The Charterers, however, maintained that the ‘no breach’ situation should be assessed by reference to a 20 day period running from the date on which the first redelivery notice was issued, on 13 April. On this basis, the Owners’ claim should properly be for the difference between the charter rate and what the Owners would have earned if proper notices had been given and the charter had continued until 1 – 3 May, with hire payable at that rate, less any hire earned in mitigation.

In arbitration the tribunal held in favour of the Owners, and awarded damages based on a notional lost voyage which could have been carried out had they received contractual notice on 31 March. The Charterers appealed to the High Court under s.69 of the Arbitration Act 1996 on a question of law as follows: “Where a time charter party provides for charterers to give notice of redelivery, what is the correct approach to damages when redelivery takes place with insufficient notice(s)?”

The High Court decision

Cooke J. took the view that, since on 31 March there was no intention by the Charterers to redeliver the vessel on 19 April, if the Charterers had on that date issued a 20 day notice of redelivery it would have been neither honest nor reasonable, and would in itself have been a breach or anticipatory breach. “The true nature of the breach did not lie in a failure to give an approximate notice on the 31st March, but in a failure to give that notice as at 13th April.”

On the facts as found by the Arbitrators, proper performance of the contract by the charterers would require them to issue a 20 days’ approximate notice on 13 April for redelivery on 1 May, and to keep the vessel on hire for that period.

The loss to the Owners should therefore be regarded as the hire which would have been payable for the period from 19 April to 1 May, the latter being the earliest date at which the 20 day approximate redelivery notice would have expired.
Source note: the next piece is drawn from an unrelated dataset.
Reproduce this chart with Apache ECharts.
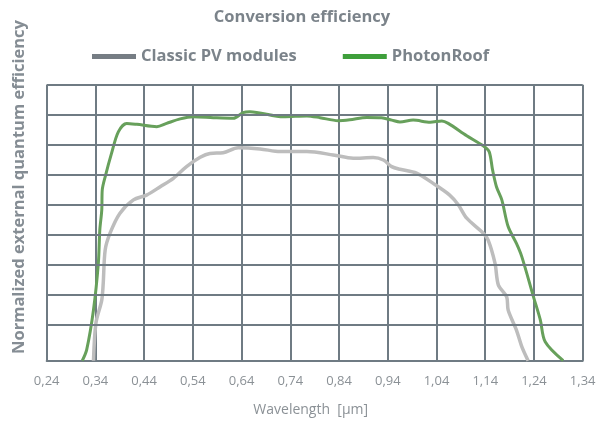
<!DOCTYPE html>
<html>
<head>
<meta charset="utf-8">
<script src="https://cdn.jsdelivr.net/npm/echarts@6/dist/echarts.min.js"></script>
<style>
html,body{margin:0;padding:0;background:#fff;}
#chart{width:607px;height:423px;}
</style>
</head>
<body>
<div id="chart"></div>
<script>
// Tick labels along the wavelength axis (µm)
const xTickLabels = ['0,24','0,34','0,44','0,54','0,64','0,74','0,84','0,94','1,04','1,14','1,24','1,34'];
// Horizontal grid line levels (unlabelled normalized scale)
const yGridValues = [12, 22, 32, 42, 52, 62, 72, 82, 92];

// Classic PV modules: wavelength (µm) and normalized EQE
const classicX = [0.336,0.341,0.353,0.356,0.360,0.370,0.390,0.418,0.445,0.473,0.500,0.527,0.555,0.575,0.602,0.633,0.678,0.719,0.774,0.828,0.869,0.910,0.931,0.948,0.965,0.999,1.033,1.067,1.085,1.102,1.136,1.146,1.160,1.167,1.184,1.187,1.204,1.215,1.228];
const classicY = [0,12.5,20.2,25.8,36.9,42.5,49.1,53.6,55.2,58.0,60.8,64.7,67.8,69.1,69.3,71.0,70.6,69.7,69.7,68.6,67.5,67.7,66.9,64.7,63.8,62.5,59.1,55.2,51.9,47.5,42.5,40.2,32.5,25.2,21.3,16.9,10.2,4.7,0];

// PhotonRoof
const photonX = [0.313,0.322,0.336,0.346,0.349,0.353,0.354,0.360,0.373,0.387,0.404,0.425,0.466,0.486,0.514,0.541,0.582,0.623,0.643,0.657,0.726,0.774,0.801,0.838,0.862,0.897,0.927,0.948,0.965,0.992,1.027,1.051,1.064,1.102,1.136,1.148,1.155,1.163,1.174,1.187,1.204,1.215,1.239,1.253,1.263,1.300];
const photonY = [0,3.6,16.9,32.5,43.6,50.2,56.9,61.3,69.1,76.3,79.1,78.8,78.0,79.1,80.6,81.3,81.0,80.8,82.7,83.0,81.3,81.6,81.0,80.0,80.3,81.1,81.0,80.2,79.6,80.2,79.5,79.9,79.1,75.0,71.6,69.7,63.6,58.0,53.6,44.7,39.1,34.7,21.3,13.6,6.3,0];

const seriesNames = ['Classic PV modules', 'PhotonRoof'];
const lineColors = ['#bdbdbd', '#67a05b'];
const legendColors = ['#767d84', '#3e9f3b'];
const gridColor = '#6f7b83';
const FONT = 'Open Sans';

const zip = (xs, ys) => xs.map((x, i) => [x, ys[i]]);

const chart = echarts.init(document.getElementById('chart'), null, {renderer: 'canvas'});
chart.setOption({
  animation: false,
  backgroundColor: '#ffffff',
  title: {
    text: 'Conversion efficiency',
    left: 297,
    textAlign: 'center',
    top: 4,
    textStyle: {fontFamily: FONT, fontWeight: 'bold', fontSize: 16.5, color: '#7b838a'}
  },
  legend: {
    left: 87,
    top: 43,
    icon: 'rect',
    itemWidth: 44,
    itemHeight: 5,
    itemGap: 46,
    data: [
      {name: seriesNames[0], itemStyle: {color: legendColors[0]}},
      {name: seriesNames[1], itemStyle: {color: legendColors[1]}}
    ],
    textStyle: {fontFamily: FONT, fontWeight: 'bold', fontSize: 16.5, color: '#7b838a'}
  },
  graphic: [{
    type: 'text',
    x: 19,
    y: 187,
    rotation: Math.PI / 2,
    style: {
      text: 'Normalized external quantum efficiency',
      fontFamily: FONT, fontWeight: 'bold', fontSize: 16.5, fill: '#858d94',
      align: 'center', verticalAlign: 'middle'
    }
  }],
  grid: {left: 46.7, right: 24.3, top: 84.7, bottom: 62.3},
  xAxis: [{
    type: 'category',
    data: xTickLabels,
    boundaryGap: false,
    axisLine: {show: true, lineStyle: {color: gridColor, width: 2}},
    axisTick: {show: false},
    splitLine: {show: true, lineStyle: {color: gridColor, width: 2}},
    axisLabel: {interval: 0, color: '#8b9196', fontFamily: FONT, fontSize: 13, margin: 14},
    name: 'Wavelength  [µm]',
    nameLocation: 'middle',
    nameGap: 42,
    nameTextStyle: {color: '#8b9196', fontFamily: FONT, fontSize: 14, padding: [0, 8, 0, 0]}
  }, {
    type: 'value',
    min: 0.24,
    max: 1.34,
    show: false
  }],
  yAxis: {
    type: 'value',
    min: 0,
    max: 92,
    axisLine: {show: false},
    axisTick: {show: false},
    axisLabel: {show: false},
    splitLine: {show: false}
  },
  series: [{
    name: 'grid',
    type: 'line',
    xAxisIndex: 1,
    data: [],
    z: 1,
    silent: true,
    markLine: {
      silent: true,
      symbol: ['none', 'none'],
      label: {show: false},
      lineStyle: {color: gridColor, width: 2, type: 'solid'},
      data: yGridValues.map(v => ({yAxis: v}))
    }
  }, {
    name: seriesNames[0],
    type: 'line',
    xAxisIndex: 1,
    data: zip(classicX, classicY),
    showSymbol: false,
    smooth: 0.3,
    z: 3,
    lineStyle: {color: lineColors[0], width: 3.5},
    itemStyle: {color: lineColors[0]}
  }, {
    name: seriesNames[1],
    type: 'line',
    xAxisIndex: 1,
    data: zip(photonX, photonY),
    showSymbol: false,
    smooth: 0.3,
    z: 4,
    lineStyle: {color: lineColors[1], width: 3},
    itemStyle: {color: lineColors[1]}
  }]
});
</script>
</body>
</html>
This measure of damages best reflected the loss by reference to that period, and which would have been within the contemplation of the parties at the time of fixing the charter.

The Charterers’ appeal was upheld, and damages were awarded based on 12 days loss of net hire, a sum which best represented the Owners’ loss as a result of the short notice.

It was acknowledged by the Judge that the tribunal, in considering the principles relevant to the assessment of damages, had considered the appropriate tests set out in the authorities, including those relating to remoteness of loss in The Achilleas [2008] 2 Lloyd’s Rep 275 and The Sylvia [2010] 2 Lloyd’s Rep 81.  However, he concluded that instead of correctly characterising the claim as one analogous to early redelivery under the Charterparty, which was the basis on which damages should have been assessed, they had characterised the loss as one relating to a notional voyage fixed on the basis of a failure to provide a contractual notice on 21 March, and the tests had therefore been incorrectly applied.